The auditor will request information from individuals and institutions to confirm:
- bank balances
- contribution amounts
- conditions and restrictions
- contractual obligations
- monies owed to and by the organization.
To ensure that all activities with significant financial implications is adequately disclosed in the financial statements the auditor will review:
- physical assets
- journals and ledgers
- board minutes
In addition, the auditor will also:
- select a sample of financial transactions to determine whether there is proper documentation and whether the transaction was posted correctly into the books
- interview key personnel and read the procedures manual, if one exists, to determine whether the organization's internal accounting control system is adequate
The auditor usually spends several days at the organization's office looking over records and checking for completeness.
Auditors are not expected to guarantee that 100% of the transactions are recorded correctly. They are required only to express an opinion as to whether the financial statements, taken as a whole, give a fair representation of the organization's financial picture. In addition, audits are not intended to discover embezzlements or other illegal acts.
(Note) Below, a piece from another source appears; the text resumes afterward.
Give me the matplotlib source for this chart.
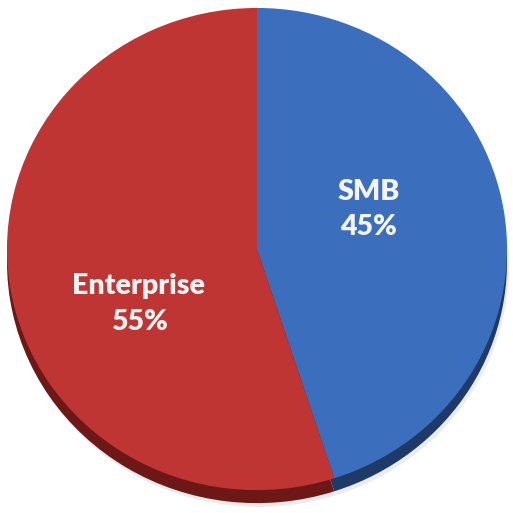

Therefore, a "clean" or unqualified opinion should not be interpreted as assurance that such problems do not exist.
The standard auditor's opinion contains three parts and states that:
• the preparation of the financial statements are the responsibility of management, and that the auditor has performed an independent review.
• Generally accepted auditing procedures were followed, providing reasonable assurance that the statements do not contain any material errors.
• The auditor is satisfied that the statements were prepared in accordance with accepted accounting procedures and that any assumptions or estimates used are reasonable.
An unqualified opinion indicates that the auditor believes that the statements are free from any material errors or omissions
The Qualified Opinion
A qualified opinion is issued when the accountant believes the financial statements are, in a limited way, not in accordance with generally accepted accounting principles. A qualified option may be issued if the auditor has concerns about the going-concern assumption of the company, the valuation of certain items on the balance sheet or some unreported pending contingent liabilities.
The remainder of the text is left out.